- Theatrical release poster
- Directed by: Jose Javier Reyes
- Written by: Jose Javier Reyes
- Produced by: Lily Y. Monteverde; Jose Javier Reyes;
- Starring: Ai-Ai delas Alas; Megan Young; Zoren Legazpi; Sofia Andres;
- Cinematography: Patrick Layugan
- Edited by: Charliebebs Gohetia
- Music by: Jesse Lucas
- Production companies: Regal Entertainment; Regal Multimedia, Inc.;
- Distributed by: GMA Films
- Release date: May 17, 2017;
- Running time: 99 minutes
- Country: Philippines
- Language: Filipino

= Our Mighty Yaya =

Our Mighty Yaya is a 2017 Philippine family comedy film written and directed by Jose Javier Reyes. The film stars Ai-Ai delas Alas as Virgie, a hideous-looking but sympathetic woman from the province, who hires as a nanny for a well-to-do family in Manila. Supporting roles feature Zoren Legaspi, Megan Young, Sofia Andres, Lucas Magallano, and Alyson McBride. Produced by Regal Multimedia, Inc. and Regal Entertainment, the film was released on May 17, 2017. The film was distributed by GMA Pictures.

==Plot==
Determined to send her son to college, an unfortunate-looking woman becomes a nanny for a wealthy family in Manila, where she overcomes ridicule to befriend her employers' children and inspire the family through her benevolence and humility.

==Cast and characters==
- Ai-Ai delas Alas as Virginia "Virgie" Redoble, a hideous-looking woman from a Filipino province who leaves home to serve as a nanny for the Sevilla family in Manila.
- Zoren Legaspi as Antonio "Tonichi" Sevilla, a business tycoon and a widower.
- Megan Young as Monique Sevilla, Tonichi's fiancée.
- Sofia Andres as Marla Sevilla, Tonichi's eldest daughter.
- Lucas Magallano as Kevin Sevilla, Tonichi's only son.
- Alyson McBride as Peachy Sevilla, Tonichi's young daughter.
- Beverly Salviejo as Manang Bibing
- Mitoy Yonting as Oscar "Oca" Redoble

==Theme==
Director Jose Javier Reyes said,
"I [want to] do a movie that pays tribute to these people who we think are just there because of the salary. It's about the love they give to the people they live with… Our Mighty Yaya [is about the] men and women who sacrifice [and] give love to other families' children for them to sustain their own families."

==Production==
On April 13, 2016, Reyes announced that he would direct the film. In addition, lead star Ai-Ai delas Alas posted a photo of the ensemble cast on Instagram, confirming the appearances of GMA exclusive actors Zoren Legaspi, Megan Young, Sofia Andres, and two child actors Lucas Magallano and Alyson McBride in the film. The film was originally titled as My Mighty Yaya.

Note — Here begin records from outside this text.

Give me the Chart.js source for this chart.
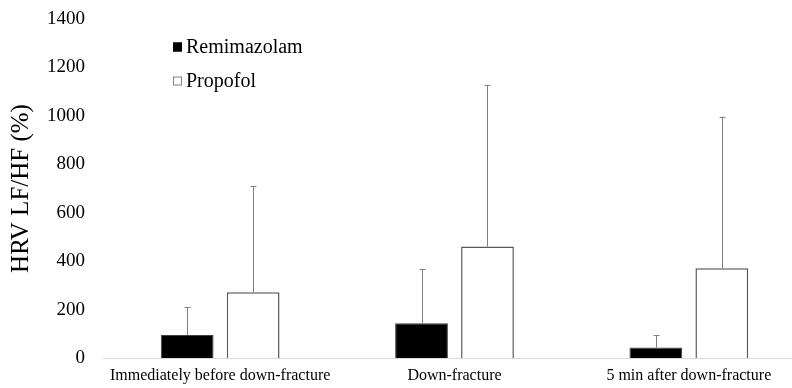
<!DOCTYPE html>
<html>
<head>
<meta charset="utf-8">
<script src="https://cdn.jsdelivr.net/npm/chart.js@4/dist/chart.umd.min.js"></script>
<style>
html,body{margin:0;padding:0;background:#fff;overflow:hidden;}
#wrap{position:relative;width:812px;height:388px;}
</style>
</head>
<body>
<div id="wrap"><canvas id="c"></canvas></div>
<script>
const categories = ['Immediately before down-fracture', 'Down-fracture', '5 min after down-fracture'];
const remimazolam = [95, 143, 43];
const remimazolamSD = [116, 223, 52];
const propofol = [272, 460, 371];
const propofolSD = [438, 668, 626];
const yTicks = [0, 200, 400, 600, 800, 1000, 1200, 1400];

const FONT = '"Liberation Serif", "Times New Roman", serif';

const errorBars = {
  id: 'errorBars',
  afterDatasetsDraw(chart) {
    const ctx = chart.ctx;
    const y = chart.scales.y;
    ctx.save();
    ctx.strokeStyle = '#7f7f7f';
    ctx.lineWidth = 1;
    chart.data.datasets.forEach((ds, di) => {
      const meta = chart.getDatasetMeta(di);
      meta.data.forEach((bar, i) => {
        const top = y.getPixelForValue(ds.data[i] + ds.sd[i]);
        const x = Math.round(bar.x) + 0.5;
        ctx.beginPath();
        ctx.moveTo(x, bar.y);
        ctx.lineTo(x, top);
        ctx.moveTo(x - 3, Math.round(top) + 0.5);
        ctx.lineTo(x + 3, Math.round(top) + 0.5);
        ctx.stroke();
      });
    });
    ctx.restore();
  }
};

const innerLegend = {
  id: 'innerLegend',
  afterDraw(chart) {
    const ctx = chart.ctx;
    ctx.save();
    ctx.font = Chart.helpers.toFont({ family: FONT, size: 20 }).string;
    ctx.textBaseline = 'middle';
    ctx.textAlign = 'left';
    const x0 = 173, ys = [47, 81];
    chart.data.datasets.forEach((ds, i) => {
      const cy = ys[i];
      ctx.fillStyle = ds.backgroundColor;
      ctx.fillRect(x0, cy - 4.5, 9, 9);
      ctx.strokeStyle = ds.backgroundColor === '#000000' ? '#000000' : '#7f7f7f';
      ctx.lineWidth = 1;
      ctx.strokeRect(x0 + 0.5, cy - 4, 8, 8);
      ctx.fillStyle = '#000';
      ctx.fillText(ds.label, x0 + 13, cy + 1);
    });
    ctx.restore();
  }
};

new Chart(document.getElementById('c'), {
  type: 'bar',
  data: {
    labels: categories,
    datasets: [
      { label: 'Remimazolam', data: remimazolam, sd: remimazolamSD,
        backgroundColor: '#000000', borderColor: '#404040', borderWidth: 1,
        categoryPercentage: 0.563, barPercentage: 0.8 },
      { label: 'Propofol', data: propofol, sd: propofolSD,
        backgroundColor: '#ffffff', borderColor: '#595959', borderWidth: 1.5,
        categoryPercentage: 0.563, barPercentage: 0.8 }
    ]
  },
  options: {
    responsive: true,
    maintainAspectRatio: false,
    animation: false,
    layout: { padding: { top: 19, right: 6, left: 4, bottom: 0 } },
    plugins: { legend: { display: false }, tooltip: { enabled: false } },
    scales: {
      x: {
        grid: { display: false, drawTicks: false },
        border: { display: true, color: '#d9d9d9', width: 1 },
        ticks: { color: '#000', font: { family: FONT, size: 16 }, padding: 8, maxRotation: 0, autoSkip: false },
        afterFit(s) { s.height = 30; }
      },
      y: {
        min: 0, max: 1400,
        afterBuildTicks(s) { s.ticks = yTicks.map(v => ({ value: v })); },
        grid: { display: false, drawTicks: false },
        border: { display: false },
        ticks: { color: '#000', font: { family: FONT, size: 19 }, padding: 18, callback: v => String(v) },
        title: { display: true, text: 'HRV LF/HF (%)', color: '#000', font: { family: FONT, size: 25 }, padding: { top: 2, bottom: 0 } },
        afterFit(s) { s.width = 99; s.paddingTop = 0; s.paddingBottom = 0; }
      }
    }
  },
  plugins: [errorBars, innerLegend]
});
</script>
</body>
</html>
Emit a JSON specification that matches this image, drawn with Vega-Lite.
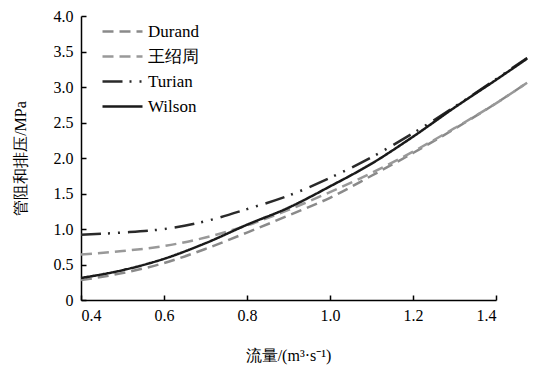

During a press conference in May 2017, Reyes said he wrote the screenplay after receiving a Facebook message from the granddaughter of his dying childhood nanny, asking him to pay her a visit.

==Marketing==
Our Mighty Yayas official trailer was released on April 18, 2017, by Regal Entertainment. As of April 27, the film's Facebook page has generated 1.5 million views. Televised Promotions was aired on GMA Network.

==Release==
Our Mighty Yaya was originally planned as Regal's official competing entry at the 2016 Metro Manila Film Festival, an annual film festival held every December in the Philippines. The producers, however (led by Lily Monteverde), failed to reach the deadline for submission of the film's picture lock version on November 2, as per MMFF's requirement. Rather, another film distributed by Regal, Mano Po 7: Tsinoy, was locked in to compete for the MMFF. The film had its premiere on May 17, 2017.

==Reception==
Reception for Our Mighty Yaya has been negative upon release, with critics noting its tired and clichéd plot as well as its stock characters. Oggs Cruz of Rappler called it "a movie that has given up in both originality and ambition," as well as "unapologetically generic and predictable," and a "humdrum and routinary to really be memorably entertaining." Furthermore, Cruz opined that the film merely serves as a starring vehicle for Ai-Ai delas Alas. Philbert Dy of The Neighborhood felt similarly, while also taking notice of unconvincing performances by Megan Young and delas Alas; he gave an overall rating of 2.5 out of 5.